Jugar los clásicos

Antonio Casale
12 de noviembre de 2018 - 11:00 a. m.

Pasan los años y uno comienza a perder la capacidad de riesgo. Poco a poco se toma la mente el miedo a perderlo todo: dinero, prestigio, trabajo, lo que sea. Al comienzo, la vida era un juego; después, las cosas que nos gustaban más se convirtieron en sueños y al quererlos hacer realidad llegaron las responsabilidades. Después llega la hora de trabajar, las deudas, sacar a los hijos adelante. En fin, la vida pasa y la presión aumenta. Ya no es tan divertido.

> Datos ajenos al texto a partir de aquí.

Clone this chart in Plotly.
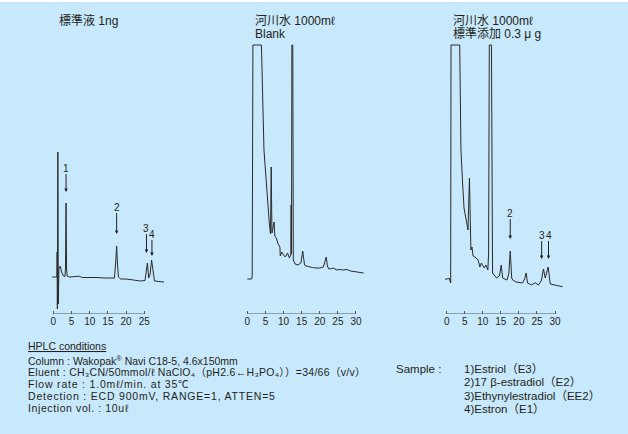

Como hincha del fútbol es lo mismo. Primero era jugar a ser el ídolo del equipo amado en el parque del barrio. En la adolescencia comienzan a doler los clásicos que se pierden por cuenta de las burlas de los crueles seguidores del rival. Yo preferí hacerme el enfermo para no ir al colegio el lunes aquel después del 7 a 3 de Santa Fe a Millos antes de tener que soportar a los rojos. Ya cuando uno es adulto no sabe si quiere que llegue el clásico o no, y lo más importante es no perderlo.

A los jugadores les pasa algo similar, pero peor. Primero jugaron a la pelota en el barrio. Después, a los 18 años como mucho, se echaron a la espalda el piano de tener que sacar a su familia de la pobreza y el juego se convirtió en trabajo, el trabajo en obligación y la obligación en presión. De alguna manera se pierde la alegría de jugar y se cambia por el miedo a fracasar, a no llegar a primera, a lesionarse, a ser suplente, a no jugar el clásico, y si son titulares, a cometer errores que terminen afectando al equipo, a la hinchada, a la prensa, a la esposa, a la mamá, a su carrera. Toda esa presión hace que el miedo a perder sea más grande que la convicción de ganar.

Por eso los clásicos, sobre todo en este lado del mundo, son tan dramáticos. Ayer jugaban Boca y River, Millos y Santa Fe, y en Europa Manchester City y Manchester United, Milan y Juventus, clásicos y más clásicos, y el resultado es lo único que vale. Presión, más presión.

Menos mal a veces, como ayer, aparece algún valiente entre tanto pavor capaz de jugar como cuando era niño, aun bajo presión. Son los que marcan diferencias. Ellos son los héroes, los que hacen en la cancha lo que todos deberíamos hacer en nuestras vidas cuando la presión esté alta: volver a jugar.